Private messaging platform Threema further describes the issues:
Of course, sharing CSAM is an absolutely intolerable, horrific crime that has to be punished. Before CSAM can be shared online, however, a child must have suffered abuse in real life, which is what effective child protection should be trying to prevent (and what Chat Control does not focus on). For this and many other reasons, child protection organizations such as Germany’s Federal Child Protection Association are against Chat Control, arguing that it’s “neither proportionate nor effective.”
Besides, there’s no way of really knowing whether Chat Control would actually be (or remain) limited to CSAM. Once the mass-surveillance apparatus is installed, it could easily be extended to detect content other than CSAM without anyone noticing it. From a service provider’s point of view, the detection mechanism, which is created and maintained by third parties, essentially behaves like a black box.
Experts Say There Are Better Options
In Germany’s arguments against the EU’s efforts, Chief Prosecutor Markus Hartmann, Head of the Central and Contact Point Cybercrime North Rhine-Westphalia, said the EU was going to far in its proposals. Instead, he said law enforcement agencies should be better funded and supported so they could better combat CSAM using traditional techniques.
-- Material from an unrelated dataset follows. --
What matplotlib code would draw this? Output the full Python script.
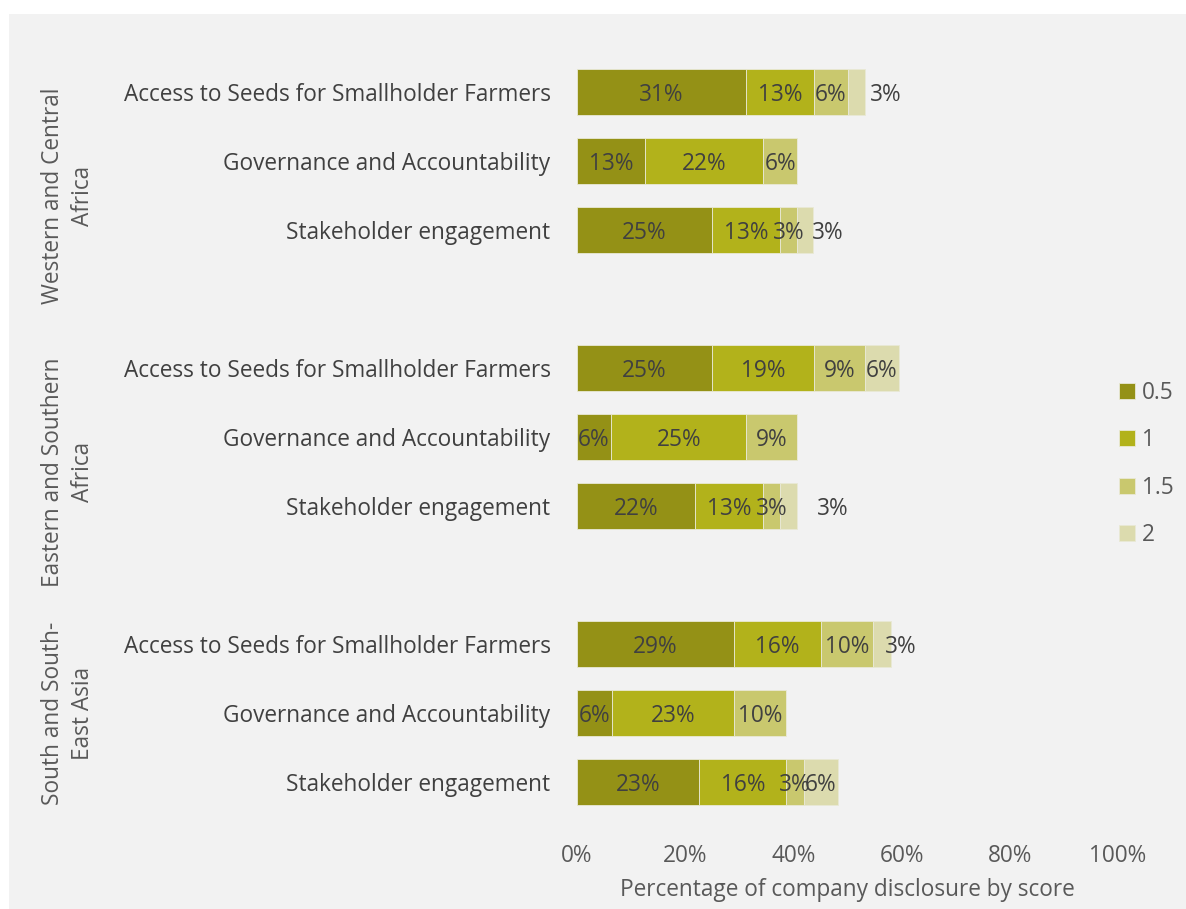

Other experts agree with Chief Prosecutor Hartmann.
“Child protection is not served if the regulation later fails before the European Court of Justice,” said Felix Reda from the Society for Freedom Rights. “The damage to the privacy of all people would be immense “, he added. “The tamper-free surveillance violates the essence of the right to privacy and cannot therefore be justified by any fundamental rights assessment.”
“The draft regulation basically misses the goal of countering child abuse representations,” emphasized the Computer scientist and spokeswoman for the Chaos Computer Club, Elina Eickstädt (via computer translation). “The design is based on a gross overestimation of capabilities of technologies “, especially with regard to the detection of unknown material.
What Happens If the Legislation Passes?
If the EU is successful in passing the legislation, citizens will lose access to private communications platforms, such as Signal and Threema, as both platforms have vowed to pull out of the EU.
In due time, the issue will likely make its way to EU courts, and experts hope the legislation will be struck down there.
In the meantime, [as Matthew Green says](“the most sophisticated mass surveillance machinery ever deployed outside of China and the USSR.”), EU citizens will have to contend with “the most sophisticated mass surveillance machinery ever deployed outside of China and the USSR.”